Por diversas vezes, fazemos paradas para tirar fotos ou gravar stories para o Instagram de Túlio e da sua prima. Ele posta fotos e vídeos diariamente na rede social, onde quase 4 mil seguidores acompanham o seu cotidiano. Ocasionalmente, passam um pouco mais de tempo em uma obra ou outra da exposição do trabalho do artista Athos Bulcão. Eles exibem seu afeto sem sinais de receio: não só andam de mãos dadas, como também se beijam, abraçam, brincam e fazem piadas entre si o tempo todo, como um casal recém apaixonado. Mais tarde, Marcelo veio a lembrar que estavam completando seis meses desde que se conheceram pelo aplicativo Grindr.


Ao terminarmos de percorrer as obras, saímos do prédio e passamos novamente pela Liberdade no caminho para o ponto de ônibus. Já passava um pouco das 20 horas e a praça estava mais deserta. Em um dos poucos pontos bem iluminados, vemos dois homens sentados em um banco se beijando. Ao entrarmos no ônibus já vazio, os poucos passageiros nos olham com estranheza enquanto andamos até os assentos do fundo. Em meio ao silêncio da noite na Savassi, as nossas vozes se sobressaem. Descemos na Avenida Nossa Senhora do Carmo e subimos a Rua Cristina até o Oliver Art Bar.


Em meio às casas da região, a fachada do Oliver só se destaca pela sua placa, o que causou certa estranheza em Pabline e Marcelo, que, como eu, estavam indo lá pela primeira vez. No entanto, logo na escada para a área em que fica o bar já se vê uma pintura e duas pequenas lousas escrito “Lula Livre” e “Marielle Presente”. Ao lado do caixa, também se vê adesivos de “Fora Temer” e “Amar sem temer”.


Parede pintada com o personagem Hyoga de Cavaleiros do Zodíaco.

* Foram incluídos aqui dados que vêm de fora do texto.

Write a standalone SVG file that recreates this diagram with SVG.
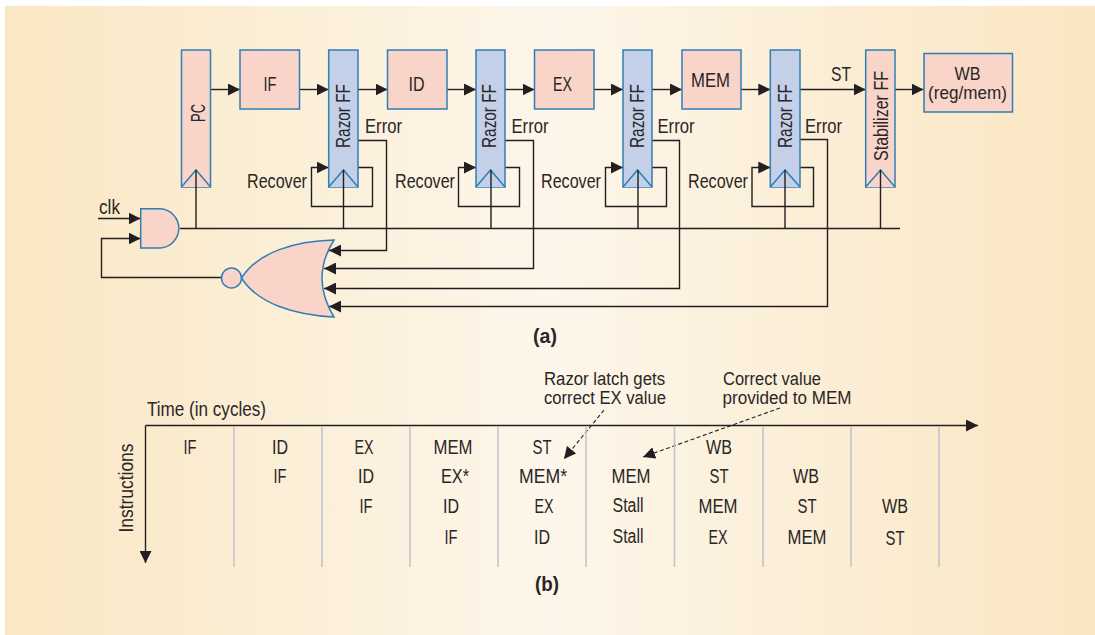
<svg xmlns="http://www.w3.org/2000/svg" width="1095" height="635" viewBox="0 0 1095 635">
<style>
text{font-family:"Liberation Sans",Arial,sans-serif;font-size:19.500px;fill:#2a2627;text-anchor:middle}
text.s{font-size:18px}
.b{font-weight:bold}
.pink{fill:#f9d5c9;stroke:#2f7fb5;stroke-width:1.5}
.blue{fill:#c3d0e8;stroke:#2f7fb5;stroke-width:1.5}
.w{fill:none;stroke:#231f20;stroke-width:1.4}
.g{stroke:#c1c5cc;stroke-width:1.6;fill:none}
.d{fill:none;stroke:#231f20;stroke-width:1.1;stroke-dasharray:4 2.5}
</style>
<defs>
<linearGradient id="bg" x1="0" x2="1" y1="0" y2="0"><stop offset="0" stop-color="#fae7c3"/><stop offset="0.5" stop-color="#fdf6ea"/><stop offset="1" stop-color="#fae6c2"/></linearGradient>
<marker id="a" markerUnits="userSpaceOnUse" markerWidth="12" markerHeight="12" viewBox="0 0 12 12" refX="12" refY="6" orient="auto"><path d="M0 0L12 6L0 12Z" fill="#231f20"/></marker>
</defs>
<rect x="5" y="6" width="1090" height="629" fill="url(#bg)"/>
<g id="connectors">
<path class="w" marker-end="url(#a)" d="M210.500 89.500H240"/>
<path class="w" marker-end="url(#a)" d="M299.500 89.500H328.700"/>
<path class="w" marker-end="url(#a)" d="M358 89.500H387.500"/>
<path class="w" marker-end="url(#a)" d="M447 89.500H476"/>
<path class="w" marker-end="url(#a)" d="M505 89.500H534.500"/>
<path class="w" marker-end="url(#a)" d="M594 89.500H623"/>
<path class="w" marker-end="url(#a)" d="M652 89.500H682"/>
<path class="w" marker-end="url(#a)" d="M741 89.500H770.300"/>
<path class="w" marker-end="url(#a)" d="M800 89.500H865.700"/>
<path class="w" marker-end="url(#a)" d="M895 89.500H923.500"/>
<path class="w" d="M180 228.500H900"/>
<path class="w" marker-end="url(#a)" d="M358 167.500H372.500V206.500H311.500V167.500H328.700"/>
<path class="w" marker-end="url(#a)" d="M505 167.500H519.500V206.500H458.500V167.500H476"/>
<path class="w" marker-end="url(#a)" d="M652 167.500H666.500V206.500H605.500V167.500H623"/>
<path class="w" marker-end="url(#a)" d="M800 167.500H813.500V206.500H752V167.500H770.300"/>
<path class="w" marker-end="url(#a)" d="M358 140.500H386.500V250.500H329"/>
<path class="w" marker-end="url(#a)" d="M505 140.500H533.500V268.500H324"/>
<path class="w" marker-end="url(#a)" d="M652 140.500H679.500V288.500H324"/>
<path class="w" marker-end="url(#a)" d="M800 139.500H827.500V306.500H329"/>
<path class="w" marker-end="url(#a)" d="M98 218.500H140.500"/>
<path class="w" marker-end="url(#a)" d="M222 277.500H101.500V238.500H140.500"/>
<path class="w" marker-end="url(#a)" d="M145.500 425.500H978"/>
<path class="w" marker-end="url(#a)" d="M145.500 425.500V563"/>
<path class="d" marker-end="url(#a)" d="M604 410L564 459"/>
<path class="d" marker-end="url(#a)" d="M780 408L643 457"/>
</g>
<g id="grid">
<path class="g" d="M234 426V567M322 426V567M410 426V567M498 426V567M586 426V567M674.500 426V567M763 426V567M851 426V567M939 426V567"/>
</g>
<g id="PC"><rect class="pink" x="181.500" y="50" width="29" height="137"/><path class="pink" d="M181.500 187L196 170L210.500 187"/><text transform="translate(204.500 113) rotate(-90)" textLength="18" lengthAdjust="spacingAndGlyphs">PC</text></g>
<g id="IF"><rect class="pink" x="240" y="50" width="59.500" height="59"/><text x="270" y="91" textLength="13" lengthAdjust="spacingAndGlyphs">IF</text></g>
<g id="RazorFF1"><rect class="blue" x="328.700" y="50" width="29.300" height="137"/><path class="blue" d="M328.700 187L343.500 170L358 187"/><text transform="translate(349.500 116) rotate(-90)" textLength="64" lengthAdjust="spacingAndGlyphs">Razor FF</text></g>
<g id="ID"><rect class="pink" x="387.500" y="50" width="59.500" height="59"/><text x="416.500" y="91" textLength="16" lengthAdjust="spacingAndGlyphs">ID</text></g>
<g id="RazorFF2"><rect class="blue" x="476" y="50" width="29" height="137"/><path class="blue" d="M476 187L490.500 170L505 187"/><text transform="translate(496 116) rotate(-90)" textLength="64" lengthAdjust="spacingAndGlyphs">Razor FF</text></g>
<g id="EX"><rect class="pink" x="534.500" y="50" width="59.500" height="59"/><text x="562.500" y="91" textLength="19" lengthAdjust="spacingAndGlyphs">EX</text></g>
<g id="RazorFF3"><rect class="blue" x="623" y="50" width="29" height="137"/><path class="blue" d="M623 187L637.500 170L652 187"/><text transform="translate(644 116) rotate(-90)" textLength="64" lengthAdjust="spacingAndGlyphs">Razor FF</text></g>
<g id="MEM"><rect class="pink" x="682" y="50" width="59" height="59"/><text x="710.500" y="87" textLength="39" lengthAdjust="spacingAndGlyphs">MEM</text></g>
<g id="RazorFF4"><rect class="blue" x="770.300" y="50" width="29.700" height="137"/><path class="blue" d="M770.300 187L785 170L800 187"/><text transform="translate(791.500 116) rotate(-90)" textLength="64" lengthAdjust="spacingAndGlyphs">Razor FF</text></g>
<g id="Stabilizer"><rect class="pink" x="865.700" y="50" width="29.300" height="137"/><path class="pink" d="M865.700 187L880.500 170L895 187"/><text transform="translate(888 116) rotate(-90)" textLength="90" lengthAdjust="spacingAndGlyphs">Stabilizer FF</text></g>
<g id="WB"><rect class="pink" x="924" y="53.500" width="88.500" height="58.500"/><text class="s" x="967.500" y="80" textLength="26" lengthAdjust="spacingAndGlyphs">WB</text><text class="s" x="967.500" y="99" textLength="79" lengthAdjust="spacingAndGlyphs">(reg/mem)</text></g>
<g id="AND"><path class="pink" d="M140.700 208.700H160.500A19.700 19.700 0 0 1 160.500 248H140.700Z"/></g>
<g id="NOR"><path class="pink" d="M334 240C295 241 258 252 241.500 278C258 304 295 315 334 317Q310 278 334 240Z"/><circle class="pink" cx="231.500" cy="278" r="10"/></g>
<g id="connectors-clock"><path class="w" d="M196 228.500V170M343.500 228.500V170M491 228.500V170M638 228.500V170M785 228.500V170M880.500 228.500V170"/></g>
<g id="labels">
<text x="383.500" y="133" textLength="37" lengthAdjust="spacingAndGlyphs">Error</text>
<text x="530" y="133" textLength="37" lengthAdjust="spacingAndGlyphs">Error</text>
<text x="676" y="133" textLength="37" lengthAdjust="spacingAndGlyphs">Error</text>
<text x="823.500" y="133" textLength="37" lengthAdjust="spacingAndGlyphs">Error</text>
<text x="277" y="188" textLength="60" lengthAdjust="spacingAndGlyphs">Recover</text>
<text x="425" y="188" textLength="60" lengthAdjust="spacingAndGlyphs">Recover</text>
<text x="571" y="188" textLength="60" lengthAdjust="spacingAndGlyphs">Recover</text>
<text x="718" y="188" textLength="60" lengthAdjust="spacingAndGlyphs">Recover</text>
<text x="109.500" y="214" textLength="21" lengthAdjust="spacingAndGlyphs">clk</text>
<text x="841" y="81" textLength="20" lengthAdjust="spacingAndGlyphs">ST</text>
<text class="b" x="545" y="343" textLength="24" lengthAdjust="spacingAndGlyphs">(a)</text>
<text class="b" x="547" y="591" textLength="24" lengthAdjust="spacingAndGlyphs">(b)</text>
<text x="206.500" y="416" textLength="119" lengthAdjust="spacingAndGlyphs">Time (in cycles)</text>
<text transform="translate(133 488) rotate(-90)" textLength="89" lengthAdjust="spacingAndGlyphs">Instructions</text>
<text class="s" x="604.500" y="385" textLength="121" lengthAdjust="spacingAndGlyphs">Razor latch gets</text>
<text class="s" x="605" y="404" textLength="122" lengthAdjust="spacingAndGlyphs">correct EX value</text>
<text class="s" x="772" y="385" textLength="98" lengthAdjust="spacingAndGlyphs">Correct value</text>
<text class="s" x="787" y="404" textLength="129" lengthAdjust="spacingAndGlyphs">provided to MEM</text>
</g>
<g id="table">
<text x="190" y="454" textLength="13" lengthAdjust="spacingAndGlyphs">IF</text>
<text x="280" y="454" textLength="16" lengthAdjust="spacingAndGlyphs">ID</text>
<text x="280" y="483" textLength="13" lengthAdjust="spacingAndGlyphs">IF</text>
<text x="364" y="454" textLength="19" lengthAdjust="spacingAndGlyphs">EX</text>
<text x="366" y="483" textLength="16" lengthAdjust="spacingAndGlyphs">ID</text>
<text x="366" y="513" textLength="13" lengthAdjust="spacingAndGlyphs">IF</text>
<text x="453" y="454" textLength="39" lengthAdjust="spacingAndGlyphs">MEM</text>
<text x="455" y="483" textLength="28" lengthAdjust="spacingAndGlyphs">EX*</text>
<text x="451" y="513" textLength="16" lengthAdjust="spacingAndGlyphs">ID</text>
<text x="451" y="544" textLength="13" lengthAdjust="spacingAndGlyphs">IF</text>
<text x="542" y="454" textLength="19" lengthAdjust="spacingAndGlyphs">ST</text>
<text x="543" y="483" textLength="48" lengthAdjust="spacingAndGlyphs">MEM*</text>
<text x="544" y="513" textLength="19" lengthAdjust="spacingAndGlyphs">EX</text>
<text x="542" y="544" textLength="16" lengthAdjust="spacingAndGlyphs">ID</text>
<text x="631" y="483" textLength="39" lengthAdjust="spacingAndGlyphs">MEM</text>
<text x="628" y="512" textLength="31" lengthAdjust="spacingAndGlyphs">Stall</text>
<text x="628" y="543" textLength="31" lengthAdjust="spacingAndGlyphs">Stall</text>
<text x="719" y="454" textLength="26" lengthAdjust="spacingAndGlyphs">WB</text>
<text x="719" y="483" textLength="19" lengthAdjust="spacingAndGlyphs">ST</text>
<text x="718" y="513" textLength="39" lengthAdjust="spacingAndGlyphs">MEM</text>
<text x="718" y="544" textLength="19" lengthAdjust="spacingAndGlyphs">EX</text>
<text x="806" y="483" textLength="26" lengthAdjust="spacingAndGlyphs">WB</text>
<text x="807" y="513" textLength="19" lengthAdjust="spacingAndGlyphs">ST</text>
<text x="807" y="544" textLength="39" lengthAdjust="spacingAndGlyphs">MEM</text>
<text x="895" y="513" textLength="26" lengthAdjust="spacingAndGlyphs">WB</text>
<text x="895" y="545" textLength="19" lengthAdjust="spacingAndGlyphs">ST</text>
</g>
</svg>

O local é dividido entre diversos ambientes: desde mesas internas, com sofá e sinuca, até uma área aberta com bancos. As paredes são todas coloridas de forma vibrante, há pinturas abstratas, cartoons, até desenhos de figuras como Freddie Mercury e Hyoga. Sentamos-nos em um chão de carpete, sem cadeiras, diversas almofadas e pequenas mesas. Duas atendentes jovens nos receberam com bastante naturalidade e anotaram nossos pedidos ao longo da noite, parando para conversar conosco de vez em quando sobre a música, relacionamentos e outros assuntos que permearam as nossas conversas.


Quando chegamos, percebemos que éramos praticamente as únicas pessoas lá. Na medida em que a noite passava, acompanhamos diversos clientes chegando ao local, passando pelo corredor ao lado, procurando em qual lugar iam se acomodar. As aparências e os modos de ser dos fregueses eram os mais diversos, casais de gays e héteros, grupos de amigos jogando conversa fora, uma dupla que ficou tomando cerveja na área da sinuca.


Entre drinks, petiscos e hambúrgueres, aproveitávamos alguns momentos para levantar e dançar ao som de Britney Spears e Lady Gaga. As nossas conversas ao longo da noite não foram embaladas apenas pelo pop, como a playlist também tinha muito indie e rock. Dentre os lugares em que passamos pela noite, aqui foi onde Túlio e Marcelo pareceram estar mais à vontade na forma como expressavam afeto. Sentaram-se próximos e, em alguns momentos, deitavam a cabeça um no outro, trocavam beijos e outras carícias. Até meia noite, ficamos ali em uma genuína conversa de bar, em que misturamos política, trabalho, faculdade e relacionamentos amorosos.